Foraging behavior of migrant warblers in mixed‐species flocks in Venezuelan shade coffee: interspecific differences,tree species selection,and effects of drought

Shade coffee has been identified as an important habitat for Nearctic‐Neotropical migrants during the non‐breeding season, including species of conservation concern such as Cerulean Warblers (Setophaga cerulea). To better understand habitat features important for migrants in shade coffee, we studied the foraging behavior of migrants in mixed‐species flocks at six shade‐coffee farms in the Cordillera de Merida, Venezuela, in 2008–2009 and the El Niño drought year of 2009–2010. We examined interspecific differences in foraging behavior and tree species selection of three foliage‐gleaning migrants, Blackburnian (Setophaga fusca), Cerulean, and Tennessee (Oreothlypis peregrina) warblers, and aerial‐foraging American Redstarts (Setophaga ruticilla).
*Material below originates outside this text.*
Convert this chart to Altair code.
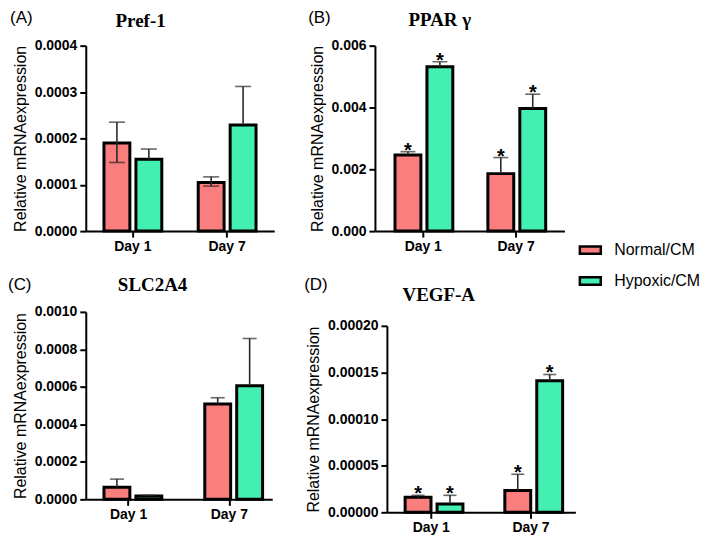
import altair as alt
import pandas as pd

days = ["Day 1", "Day 7"]
groups = ["Normal/CM", "Hypoxic/CM"]
colors = ["#FB7E7E", "#43EFB1"]

# order of values: Normal D1, Hypoxic D1, Normal D7, Hypoxic D7
pref1_mean = [0.000190, 0.000155, 0.000105, 0.000229]
pref1_upper = [0.000235, 0.000177, 0.000117, 0.000312]
pref1_lower = [0.000148, 0.000155, 0.000097, 0.000229]
pref1_star = ["", "", "", ""]

ppar_mean = [0.00246, 0.00532, 0.00186, 0.00397]
ppar_upper = [0.00257, 0.00548, 0.00238, 0.00443]
ppar_lower = [0.00246, 0.00532, 0.00186, 0.00397]
ppar_star = ["*", "*", "*", "*"]

slc_mean = [0.000064, 0.000018, 0.000508, 0.000606]
slc_upper = [0.000108, 0.000022, 0.000542, 0.000858]
slc_lower = [0.000064, 0.000018, 0.000508, 0.000606]
slc_star = ["", "", "", ""]

vegf_mean = [0.0000161, 0.0000089, 0.0000233, 0.000141]
vegf_upper = [0.0000182, 0.0000182, 0.0000408, 0.0001478]
vegf_lower = [0.0000161, 0.0000089, 0.0000233, 0.000141]
vegf_star = ["*", "*", "*", "*"]

day_col = [d for d in days for _ in groups]
group_col = [g for _ in days for g in groups]

SANS = "Liberation Sans"
SERIF = "Liberation Serif"
YTITLE = "Relative mRNAexpression"


def panel(mean, upper, lower, star, gene, letter, ymax, ystep, fmt, w, h,
          pi, po, pi2, po2, cap, lxy, gxy, top=0):
    df = pd.DataFrame({"day": day_col, "group": group_col, "mean": mean,
                       "upper": upper, "lower": lower, "star": star})
    n = int(round(ymax / ystep))
    ticks = [round(i * ystep, 8) for i in range(n + 1)]
    htot = h + top
    if top:
        yscale = alt.Scale(domain=[0, ymax], nice=False, zero=True, range=[htot, top])
    else:
        yscale = alt.Scale(domain=[0, ymax], nice=False, zero=True)
    yaxis = alt.Axis(values=ticks, format=fmt)
    xenc = alt.X("day:N", sort=days, title=None,
                 scale=alt.Scale(paddingInner=pi, paddingOuter=po),
                 axis=alt.Axis(labelAngle=0, labelPadding=2))
    xoff = alt.XOffset("group:N", sort=groups,
                       scale=alt.Scale(domain=groups, paddingInner=pi2, paddingOuter=po2))

    def Y(f):
        return alt.Y(f, title=YTITLE, scale=yscale, axis=yaxis)

    base = alt.Chart(df)
    bars = base.mark_bar(stroke="black", strokeWidth=3).encode(
        x=xenc, xOffset=xoff, y=Y("mean:Q"),
        fill=alt.Fill("group:N", sort=groups,
                      scale=alt.Scale(domain=groups, range=colors),
                      legend=alt.Legend(title=None)),
    )
    rules = base.mark_rule(color="#2a2a2a", strokeWidth=1.6).encode(
        x=xenc, xOffset=xoff, y=Y("lower:Q"), y2="upper:Q")
    caps = base.mark_tick(color="#2a2a2a", thickness=1.6, size=cap).encode(
        x=xenc, xOffset=xoff, y=Y("upper:Q"))
    lowcaps = base.transform_filter("datum.lower < datum.mean").mark_tick(
        color="#2a2a2a", thickness=1.6, size=cap).encode(
        x=xenc, xOffset=xoff, y=Y("lower:Q"))
    stars = base.mark_text(fontSize=20, fontWeight="bold", font=SANS,
                           baseline="alphabetic", dy=5, color="black").encode(
        x=xenc, xOffset=xoff, y=Y("upper:Q"), text="star:N")
    let = alt.Chart(pd.DataFrame({"t": [letter]})).mark_text(
        align="left", baseline="middle", fontSize=17, font=SANS, color="black").encode(
        x=alt.value(lxy[0]), y=alt.value(lxy[1]), text="t:N")
    gen = alt.Chart(pd.DataFrame({"t": [gene]})).mark_text(
        align="center", baseline="middle", fontSize=19, font=SERIF,
        fontWeight="bold", color="black").encode(
        x=alt.value(gxy[0]), y=alt.value(gxy[1]), text="t:N")
    return alt.layer(bars, rules, caps, lowcaps, stars, let, gen).properties(width=w, height=htot)


pA = panel(pref1_mean, pref1_upper, pref1_lower, pref1_star, "Pref-1", "(A)",
           0.0004, 0.0001, ".4f", 189, 186, 0.0, 0.0, 0.19, 0.57, 16, (-76, -28), (55, -25))
pB = panel(ppar_mean, ppar_upper, ppar_lower, ppar_star, "PPAR γ", "(B)",
           0.006, 0.002, ".3f", 190, 186, 0.0, 0.02, 0.19, 0.57, 15, (-67, -28), (65, -26))
pC = panel(slc_mean, slc_upper, slc_lower, slc_star, "SLC2A4", "(C)",
           0.001, 0.0002, ".4f", 187, 188, 0.15, 0.0, 0.4, 0.18, 14, (-78, -27), (67, -27))
pD = panel(vegf_mean, vegf_upper, vegf_lower, vegf_star, "VEGF-A", "(D)",
           0.0002, 0.00005, ".5f", 189, 187, 0.11, 0.0, 0.44, 0.41, 13, (-83, -27), (52, -17),
           top=14)

row1 = alt.hconcat(pA, pB, spacing=34)
row2 = alt.hconcat(pC, pD, spacing=32)

chart = alt.vconcat(row1, row2, spacing=23).properties(padding=0).configure_view(
    stroke=None
).configure_axis(
    grid=False, domainColor="black", domainWidth=2, tickColor="black", tickWidth=2,
    tickSize=6, labelPadding=3, labelFont=SANS, labelFontWeight="bold", labelFontSize=14,
    labelColor="black", titleFont=SANS, titleFontWeight="normal", titleFontSize=16,
    titleColor="black", titlePadding=6
).configure_legend(
    orient="none", legendX=494, legendY=193,
    symbolType="M-1,-0.35H1V0.35H-1Z", symbolSize=441,
    symbolStrokeColor="black", symbolStrokeWidth=2.5,
    labelFont=SANS, labelFontSize=16, labelColor="black", labelOffset=12,
    rowPadding=10
)

chart.save("out.html", embed_options={"renderer": "svg", "actions": False})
For morphologically similar Blackburnian and Cerulean warblers, we also examined factors influencing foraging rates (attack and movement rates), capture of large prey, and maneuver/substrate type. We found that aerial‐foraging American Redstarts foraged lower, used more aerial maneuvers, showed no tree species selection, and were less likely to forage in flocks than foliage‐gleaners. Although foraging rates were similar for Blackburnian and Cerulean warblers, the three foliage‐gleaners differed in foraging height and use of maneuvers. Cerulean Warblers foraged lower than the other two species, whereas Blackburnian Warblers used the greatest proportion of woody gleans. All three foliage‐gleaners selected Inga spp. (a commonly planted shade tree in shade‐coffee farms) for foraging, and Blackburnian and Cerulean warblers captured a greater proportion of large prey in Inga spp. than in other tree species. During the drought year, Blackburnian and Cerulean warblers captured half as many large prey and used a greater proportion of woody‐gleans. We found that interactions among behavioral, floristic, and environmental drivers influenced the foraging behavior of migrants wintering in shade coffee. Our results support those of previous studies suggesting that migrants partition resources behaviorally during the non‐breeding season, that foliage‐gleaners may benefit from the presence of shade trees, especially Inga spp., in agroforestry systems, and that drought may influence the foraging behavior of foliage‐gleaning migrants, presumably due to reduced prey availability.